Longe da questão comparativa, “Tropa de elite 2” é mais do que melhor ou pior do que o primeiro, uma continuação da história desse anti-herói chamado Nascimento que lida com seus demônios para tentar levar segurança a uma cidade caótica como o Rio. Ele nunca foi fascista como o acusaram no primeiro filme (e o roteiro de Bráulio Mantovani dá uma alfinetada no tema), e nem “amoleceu” ou “se sentiu culpado pelo passado” agora. Apenas saiu de frente do campo de batalha para lutar em outras frentes numa batalha muito mais complexa, numa guerra de trincheiras em um complicado e intrincado xadrez em que se ganha uma vez e se perde outras 15. Reconhece erros, é verdade, mas continua sendo um caveira.

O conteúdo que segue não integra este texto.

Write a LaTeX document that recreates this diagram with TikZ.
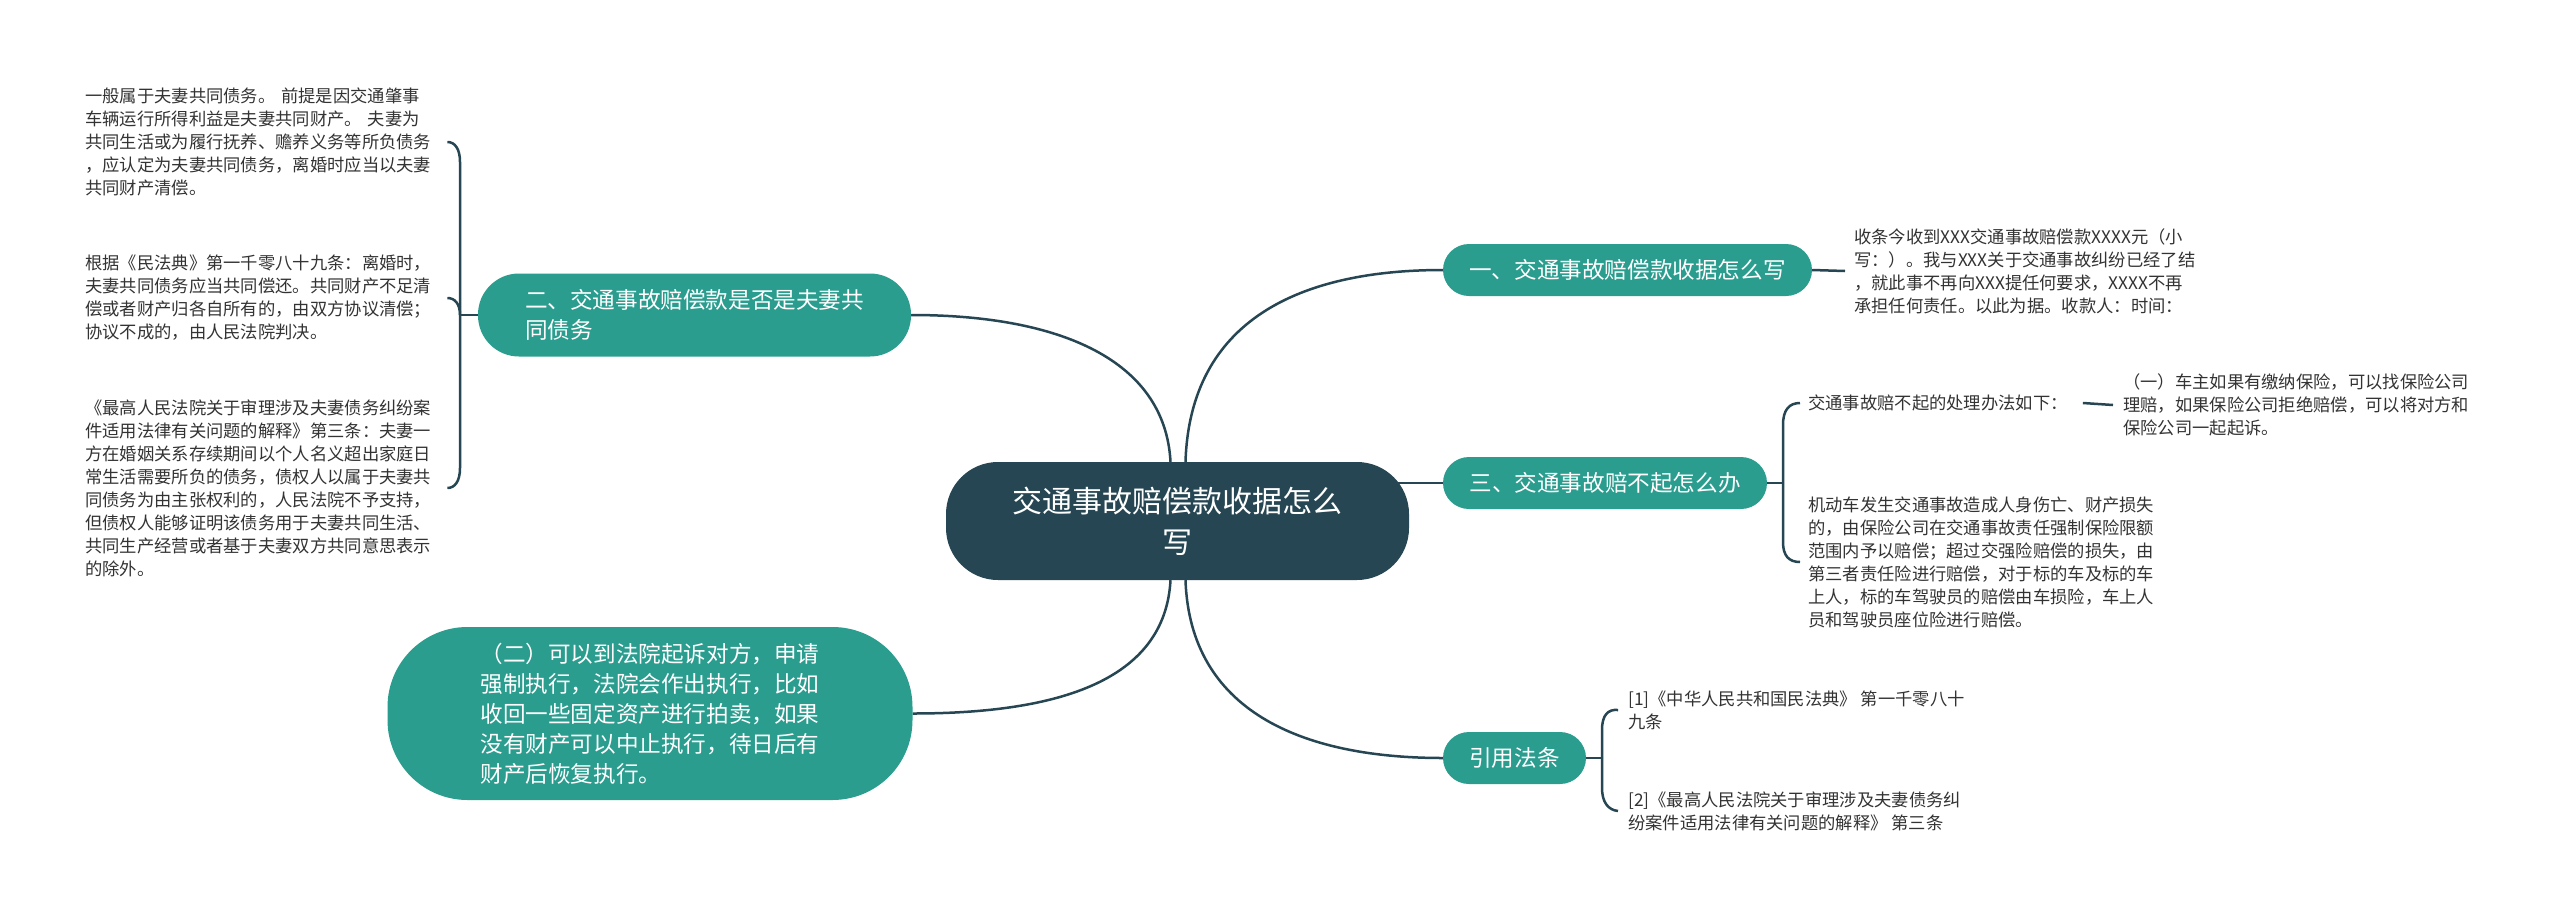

Padilha conseguiu juntar neste segundo filme todos os elementos que jogaram o Rio no fundo do poço e dar um retrato fiel da cidade a partir disso. Ele declarou certa vez que fez o filme que gostaria de ter feito. Enquanto isso eu me pergunto se certos personagens da cultura local facilmente identificáveis vestiram a carapuça.

Não terei essa resposta. Independentemente dela, a conclusão a que posso chegar é que o excelente trabalho capitaneado por Padilha é daqueles filmes fundamentais para entender o Rio. Além de ser uma obra cinematográfica única.